_Source data_
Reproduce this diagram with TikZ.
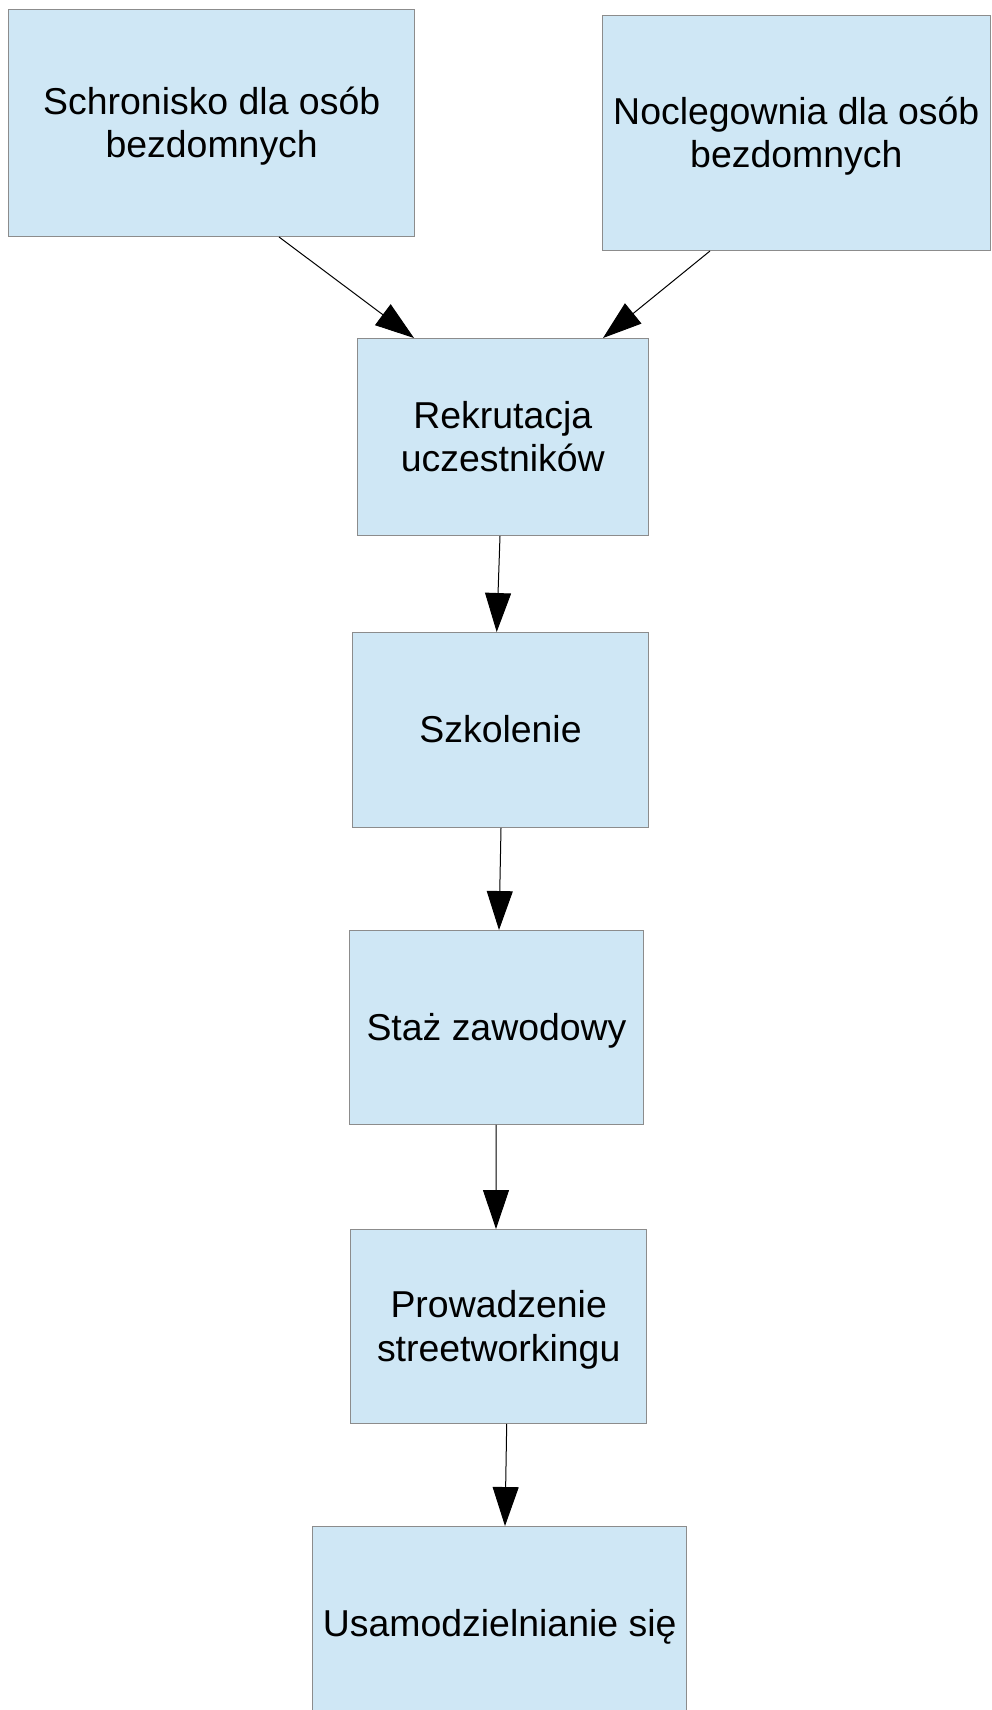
\documentclass[tikz,border=0pt]{standalone}
\usepackage{fontspec}
\setmainfont{Liberation Sans}
\usetikzlibrary{arrows.meta, positioning}
\definecolor{cblue}{HTML}{CFE7F5}
\definecolor{cgrey}{HTML}{8C8C8C}
\newcommand{\lstrut}{\rule[-0.212em]{0pt}{1.117em}}
\tikzset{
  every picture/.style={line width=0.02cm},
  box/.style={draw=cgrey, fill=cblue, align=center, inner sep=0pt, outer sep=0pt, font=\fontsize{21.3pt}{24.5pt}\selectfont},
  arrow/.style={-{Triangle[length=0.78cm, width=0.52cm]}, draw=black, line width=0.02cm},
}

\begin{document}
\begin{tikzpicture}[x=0.02cm, y=-0.02cm]
  \clip (0,0) rectangle (991,1710);
  \node[box, minimum width=8.13cm, minimum height=4.56cm] (schronisko) at (211.7,123) {Schronisko dla osób\lstrut\\bezdomnych\lstrut};
  \node[box, minimum width=7.75cm, minimum height=4.72cm] (noclegownia) at (796.3,133) {Noclegownia dla osób\lstrut\\bezdomnych\lstrut};
  \node[box, minimum width=5.83cm, minimum height=3.96cm] (rekrutacja) at (502.8,437) {Rekrutacja\lstrut\\uczestników\lstrut};
  \node[box, minimum width=5.94cm, minimum height=3.92cm] (szkolenie) at (500.5,730) {Szkolenie\lstrut};
  \node[box, minimum width=5.90cm, minimum height=3.90cm] (staz) at (496.5,1027.5) {Staż zawodowy\lstrut};
  \node[box, minimum width=5.92cm, minimum height=3.90cm] (streetworking) at (498.7,1326.5) {Prowadzenie\lstrut\\streetworkingu\lstrut};
  \node[box, minimum width=7.48cm, minimum height=3.92cm] (usamodzielnianie) at (499.7,1624) {Usamodzielnianie się\lstrut};
  \draw[arrow] ([xshift=1.346cm]schronisko.south) -- ([xshift=-1.776cm]rekrutacja.north);
  \draw[arrow] ([xshift=-1.726cm]noclegownia.south) -- ([xshift=2.004cm]rekrutacja.north);
  \draw[arrow] ([xshift=-0.056cm]rekrutacja.south) -- ([xshift=-0.076cm]szkolenie.north);
  \draw[arrow] ([xshift=0.01cm]szkolenie.south) -- ([xshift=0.05cm]staz.north);
  \draw[arrow] ([xshift=-0.01cm]staz.south) -- ([xshift=-0.054cm]streetworking.north);
  \draw[arrow] ([xshift=0.16cm]streetworking.south) -- ([xshift=0.106cm]usamodzielnianie.north);
\end{tikzpicture}
\end{document}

_Work required_
Reproduce every line above as written, skipping pictures.

_Written solution_
Reproduce this diagram with TikZ.
\documentclass[tikz,border=0pt]{standalone}
\usepackage{fontspec}
\setmainfont{Liberation Sans}
\usetikzlibrary{arrows.meta, positioning}
\definecolor{cblue}{HTML}{CFE7F5}
\definecolor{cgrey}{HTML}{8C8C8C}
\newcommand{\lstrut}{\rule[-0.212em]{0pt}{1.117em}}
\tikzset{
  every picture/.style={line width=0.02cm},
  box/.style={draw=cgrey, fill=cblue, align=center, inner sep=0pt, outer sep=0pt, font=\fontsize{21.3pt}{24.5pt}\selectfont},
  arrow/.style={-{Triangle[length=0.78cm, width=0.52cm]}, draw=black, line width=0.02cm},
}

\begin{document}
\begin{tikzpicture}[x=0.02cm, y=-0.02cm]
  \clip (0,0) rectangle (991,1710);
  \node[box, minimum width=8.13cm, minimum height=4.56cm] (schronisko) at (211.7,123) {Schronisko dla osób\lstrut\\bezdomnych\lstrut};
  \node[box, minimum width=7.75cm, minimum height=4.72cm] (noclegownia) at (796.3,133) {Noclegownia dla osób\lstrut\\bezdomnych\lstrut};
  \node[box, minimum width=5.83cm, minimum height=3.96cm] (rekrutacja) at (502.8,437) {Rekrutacja\lstrut\\uczestników\lstrut};
  \node[box, minimum width=5.94cm, minimum height=3.92cm] (szkolenie) at (500.5,730) {Szkolenie\lstrut};
  \node[box, minimum width=5.90cm, minimum height=3.90cm] (staz) at (496.5,1027.5) {Staż zawodowy\lstrut};
  \node[box, minimum width=5.92cm, minimum height=3.90cm] (streetworking) at (498.7,1326.5) {Prowadzenie\lstrut\\streetworkingu\lstrut};
  \node[box, minimum width=7.48cm, minimum height=3.92cm] (usamodzielnianie) at (499.7,1624) {Usamodzielnianie się\lstrut};
  \draw[arrow] ([xshift=1.346cm]schronisko.south) -- ([xshift=-1.776cm]rekrutacja.north);
  \draw[arrow] ([xshift=-1.726cm]noclegownia.south) -- ([xshift=2.004cm]rekrutacja.north);
  \draw[arrow] ([xshift=-0.056cm]rekrutacja.south) -- ([xshift=-0.076cm]szkolenie.north);
  \draw[arrow] ([xshift=0.01cm]szkolenie.south) -- ([xshift=0.05cm]staz.north);
  \draw[arrow] ([xshift=-0.01cm]staz.south) -- ([xshift=-0.054cm]streetworking.north);
  \draw[arrow] ([xshift=0.16cm]streetworking.south) -- ([xshift=0.106cm]usamodzielnianie.north);
\end{tikzpicture}
\end{document}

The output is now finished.